- **Data extract**
# # #
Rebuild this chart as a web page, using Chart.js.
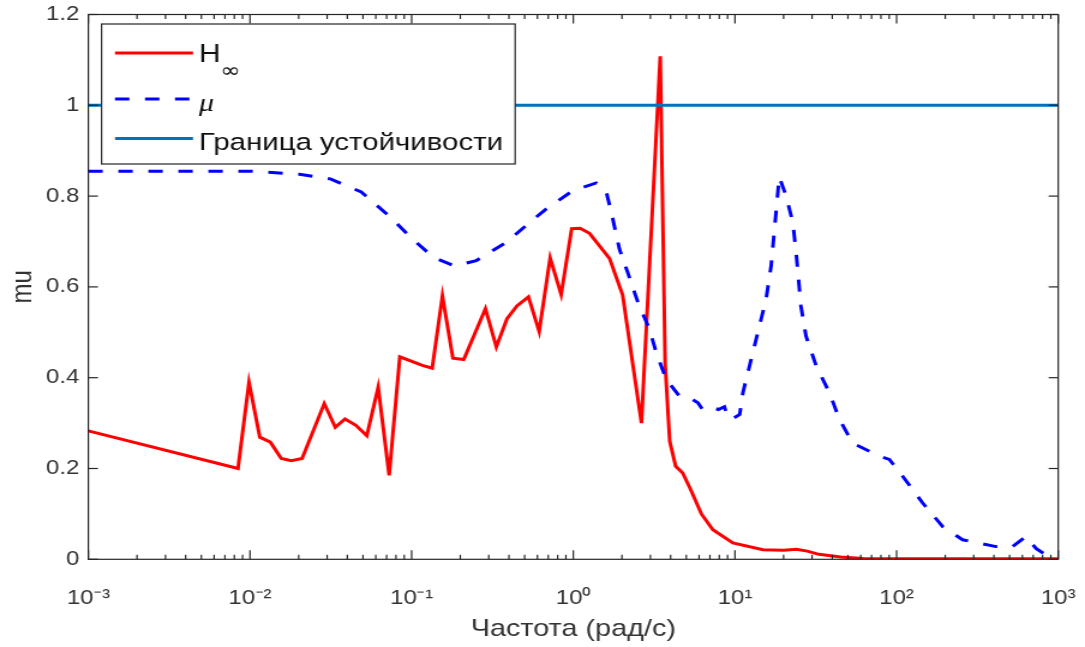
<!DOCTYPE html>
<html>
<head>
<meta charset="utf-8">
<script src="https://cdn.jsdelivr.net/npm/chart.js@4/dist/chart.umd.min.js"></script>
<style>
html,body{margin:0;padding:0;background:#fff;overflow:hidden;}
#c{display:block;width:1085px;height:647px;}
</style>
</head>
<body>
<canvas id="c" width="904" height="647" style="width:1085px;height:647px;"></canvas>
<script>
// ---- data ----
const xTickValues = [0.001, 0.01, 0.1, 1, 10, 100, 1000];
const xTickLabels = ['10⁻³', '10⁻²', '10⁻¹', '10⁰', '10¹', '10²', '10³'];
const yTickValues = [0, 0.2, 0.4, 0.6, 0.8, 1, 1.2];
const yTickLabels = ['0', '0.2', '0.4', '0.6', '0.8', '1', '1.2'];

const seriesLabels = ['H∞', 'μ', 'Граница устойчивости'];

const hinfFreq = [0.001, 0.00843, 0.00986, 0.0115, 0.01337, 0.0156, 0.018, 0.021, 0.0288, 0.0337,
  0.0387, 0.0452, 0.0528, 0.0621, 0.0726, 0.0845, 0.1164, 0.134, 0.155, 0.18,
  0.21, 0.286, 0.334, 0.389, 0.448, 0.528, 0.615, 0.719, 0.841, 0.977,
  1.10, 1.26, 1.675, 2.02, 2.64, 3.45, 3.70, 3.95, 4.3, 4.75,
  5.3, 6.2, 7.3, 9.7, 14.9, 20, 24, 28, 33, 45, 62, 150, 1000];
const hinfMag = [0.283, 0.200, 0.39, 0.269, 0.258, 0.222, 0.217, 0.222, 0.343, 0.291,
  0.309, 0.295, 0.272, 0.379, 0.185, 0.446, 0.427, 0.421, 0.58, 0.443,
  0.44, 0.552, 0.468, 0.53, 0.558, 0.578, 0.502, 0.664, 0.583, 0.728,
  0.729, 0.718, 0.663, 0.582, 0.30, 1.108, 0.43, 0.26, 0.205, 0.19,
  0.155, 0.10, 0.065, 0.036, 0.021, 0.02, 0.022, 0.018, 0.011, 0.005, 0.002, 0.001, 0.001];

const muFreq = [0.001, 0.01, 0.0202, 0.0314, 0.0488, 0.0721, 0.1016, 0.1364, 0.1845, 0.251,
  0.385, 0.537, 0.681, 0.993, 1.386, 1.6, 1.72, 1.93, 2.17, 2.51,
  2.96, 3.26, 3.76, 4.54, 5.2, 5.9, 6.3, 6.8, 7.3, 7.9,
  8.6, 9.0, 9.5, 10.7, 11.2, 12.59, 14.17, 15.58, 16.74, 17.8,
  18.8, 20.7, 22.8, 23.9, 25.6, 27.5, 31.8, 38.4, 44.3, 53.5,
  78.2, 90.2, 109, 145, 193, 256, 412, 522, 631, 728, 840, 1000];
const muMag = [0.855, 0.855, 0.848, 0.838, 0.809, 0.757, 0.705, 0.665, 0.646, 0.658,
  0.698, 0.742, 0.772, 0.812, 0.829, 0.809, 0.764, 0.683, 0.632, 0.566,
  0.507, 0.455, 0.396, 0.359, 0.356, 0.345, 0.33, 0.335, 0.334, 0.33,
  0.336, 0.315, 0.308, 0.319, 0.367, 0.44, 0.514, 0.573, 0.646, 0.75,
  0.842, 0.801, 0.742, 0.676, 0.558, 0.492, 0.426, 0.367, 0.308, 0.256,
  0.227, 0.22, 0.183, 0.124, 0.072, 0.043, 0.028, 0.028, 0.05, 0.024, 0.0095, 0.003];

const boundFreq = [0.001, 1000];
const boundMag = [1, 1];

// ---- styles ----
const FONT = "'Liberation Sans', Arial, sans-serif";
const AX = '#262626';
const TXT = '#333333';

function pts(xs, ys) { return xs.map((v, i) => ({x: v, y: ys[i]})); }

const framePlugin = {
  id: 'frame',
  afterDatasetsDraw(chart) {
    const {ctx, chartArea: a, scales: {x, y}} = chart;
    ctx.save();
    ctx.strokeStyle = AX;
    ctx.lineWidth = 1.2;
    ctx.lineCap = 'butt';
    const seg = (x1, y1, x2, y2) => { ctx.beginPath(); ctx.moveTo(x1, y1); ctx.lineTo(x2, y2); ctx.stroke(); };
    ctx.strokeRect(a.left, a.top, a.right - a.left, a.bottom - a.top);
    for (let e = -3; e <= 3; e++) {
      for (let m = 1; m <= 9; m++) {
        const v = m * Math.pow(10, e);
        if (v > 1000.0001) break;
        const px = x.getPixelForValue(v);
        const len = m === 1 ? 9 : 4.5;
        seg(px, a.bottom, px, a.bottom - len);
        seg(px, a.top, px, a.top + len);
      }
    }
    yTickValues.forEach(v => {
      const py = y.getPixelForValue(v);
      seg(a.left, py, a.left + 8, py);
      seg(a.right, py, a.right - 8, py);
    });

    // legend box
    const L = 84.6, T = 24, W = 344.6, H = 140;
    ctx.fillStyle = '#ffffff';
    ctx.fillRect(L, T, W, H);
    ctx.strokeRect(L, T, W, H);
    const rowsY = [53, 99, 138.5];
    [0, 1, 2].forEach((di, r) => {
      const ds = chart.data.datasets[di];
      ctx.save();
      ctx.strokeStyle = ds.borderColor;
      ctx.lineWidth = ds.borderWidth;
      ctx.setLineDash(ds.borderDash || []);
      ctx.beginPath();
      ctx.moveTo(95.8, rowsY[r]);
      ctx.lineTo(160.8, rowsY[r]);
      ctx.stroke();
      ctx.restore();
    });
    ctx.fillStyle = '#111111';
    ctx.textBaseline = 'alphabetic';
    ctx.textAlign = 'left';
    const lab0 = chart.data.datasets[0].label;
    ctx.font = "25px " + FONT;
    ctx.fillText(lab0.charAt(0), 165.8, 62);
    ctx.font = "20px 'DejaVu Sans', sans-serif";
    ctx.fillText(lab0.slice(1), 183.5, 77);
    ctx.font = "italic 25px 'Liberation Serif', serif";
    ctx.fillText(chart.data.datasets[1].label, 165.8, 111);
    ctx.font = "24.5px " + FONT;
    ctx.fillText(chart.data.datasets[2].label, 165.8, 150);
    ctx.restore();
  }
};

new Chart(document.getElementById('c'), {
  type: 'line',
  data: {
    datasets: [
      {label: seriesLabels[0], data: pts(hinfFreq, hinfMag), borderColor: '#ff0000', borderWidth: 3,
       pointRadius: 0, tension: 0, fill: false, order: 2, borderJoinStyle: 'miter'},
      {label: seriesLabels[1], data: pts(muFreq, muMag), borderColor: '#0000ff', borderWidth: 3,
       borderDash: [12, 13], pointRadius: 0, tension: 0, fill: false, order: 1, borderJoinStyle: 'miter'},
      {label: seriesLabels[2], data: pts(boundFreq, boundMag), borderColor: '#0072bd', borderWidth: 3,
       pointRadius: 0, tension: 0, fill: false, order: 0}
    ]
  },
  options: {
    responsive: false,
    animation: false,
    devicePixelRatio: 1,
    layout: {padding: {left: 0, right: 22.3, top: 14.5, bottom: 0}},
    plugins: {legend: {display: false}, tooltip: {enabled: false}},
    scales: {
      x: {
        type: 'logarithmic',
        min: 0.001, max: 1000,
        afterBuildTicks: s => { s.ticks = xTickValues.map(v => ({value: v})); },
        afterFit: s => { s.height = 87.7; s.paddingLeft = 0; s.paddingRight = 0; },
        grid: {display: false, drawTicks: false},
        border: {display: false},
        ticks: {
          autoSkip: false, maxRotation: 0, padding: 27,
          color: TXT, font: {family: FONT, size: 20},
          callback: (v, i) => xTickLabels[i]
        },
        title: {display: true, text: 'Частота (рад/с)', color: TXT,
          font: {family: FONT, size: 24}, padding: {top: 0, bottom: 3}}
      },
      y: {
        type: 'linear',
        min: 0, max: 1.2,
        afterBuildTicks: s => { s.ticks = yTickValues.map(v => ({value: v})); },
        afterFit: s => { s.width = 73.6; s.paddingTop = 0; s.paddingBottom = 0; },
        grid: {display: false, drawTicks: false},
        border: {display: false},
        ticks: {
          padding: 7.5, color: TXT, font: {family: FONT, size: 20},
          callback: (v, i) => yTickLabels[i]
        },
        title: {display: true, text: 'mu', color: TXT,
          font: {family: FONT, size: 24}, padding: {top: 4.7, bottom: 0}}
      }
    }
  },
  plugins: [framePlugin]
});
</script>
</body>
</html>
# # #
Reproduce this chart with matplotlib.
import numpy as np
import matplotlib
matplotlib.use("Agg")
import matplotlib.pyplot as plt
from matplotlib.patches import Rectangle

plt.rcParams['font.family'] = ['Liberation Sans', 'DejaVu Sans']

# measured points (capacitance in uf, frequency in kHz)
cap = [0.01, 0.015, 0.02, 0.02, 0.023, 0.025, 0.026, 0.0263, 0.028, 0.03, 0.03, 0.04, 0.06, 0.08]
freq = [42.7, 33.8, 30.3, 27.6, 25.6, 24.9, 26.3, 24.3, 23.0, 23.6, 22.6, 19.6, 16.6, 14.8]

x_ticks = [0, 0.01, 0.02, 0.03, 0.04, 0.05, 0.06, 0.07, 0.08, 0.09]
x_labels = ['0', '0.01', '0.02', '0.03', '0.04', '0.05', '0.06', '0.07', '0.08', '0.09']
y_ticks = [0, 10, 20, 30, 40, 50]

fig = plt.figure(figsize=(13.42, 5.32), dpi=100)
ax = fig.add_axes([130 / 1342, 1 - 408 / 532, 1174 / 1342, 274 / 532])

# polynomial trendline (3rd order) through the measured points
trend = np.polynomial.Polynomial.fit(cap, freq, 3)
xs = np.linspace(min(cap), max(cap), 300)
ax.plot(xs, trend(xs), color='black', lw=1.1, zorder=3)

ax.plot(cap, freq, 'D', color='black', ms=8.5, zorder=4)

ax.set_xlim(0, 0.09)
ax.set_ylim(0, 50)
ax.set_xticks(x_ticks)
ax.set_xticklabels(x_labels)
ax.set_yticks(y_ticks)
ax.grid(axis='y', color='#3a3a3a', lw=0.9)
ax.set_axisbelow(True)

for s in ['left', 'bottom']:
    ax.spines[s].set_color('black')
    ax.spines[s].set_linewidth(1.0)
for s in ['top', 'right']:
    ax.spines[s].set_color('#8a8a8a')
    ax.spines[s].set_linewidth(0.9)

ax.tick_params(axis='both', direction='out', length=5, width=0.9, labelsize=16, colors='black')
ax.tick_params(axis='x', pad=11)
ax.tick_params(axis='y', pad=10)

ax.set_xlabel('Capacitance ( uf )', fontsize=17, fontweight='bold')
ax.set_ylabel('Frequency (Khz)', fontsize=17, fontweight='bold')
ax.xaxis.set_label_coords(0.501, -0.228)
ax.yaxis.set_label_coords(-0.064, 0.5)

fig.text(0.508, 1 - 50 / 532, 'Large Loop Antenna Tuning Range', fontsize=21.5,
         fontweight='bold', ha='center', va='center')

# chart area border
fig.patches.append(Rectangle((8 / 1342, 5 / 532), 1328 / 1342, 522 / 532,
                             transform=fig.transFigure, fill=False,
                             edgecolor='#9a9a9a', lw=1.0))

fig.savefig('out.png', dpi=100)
# # #
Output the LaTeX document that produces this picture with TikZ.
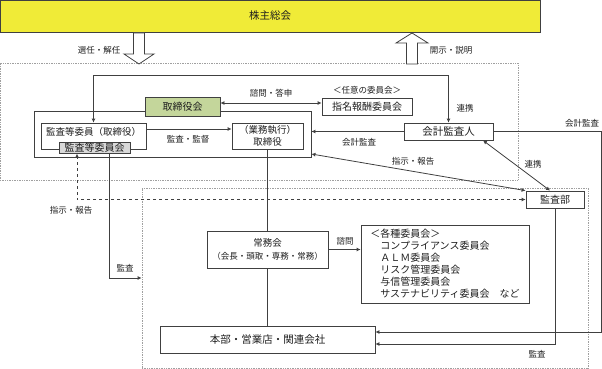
# # #
- **Task prompt**
Pick out each line above that includes "document" and show it.

- **Answer to this exercise**
new Chart(document.getElementById('c'), {
Output the LaTeX document that produces this picture with TikZ.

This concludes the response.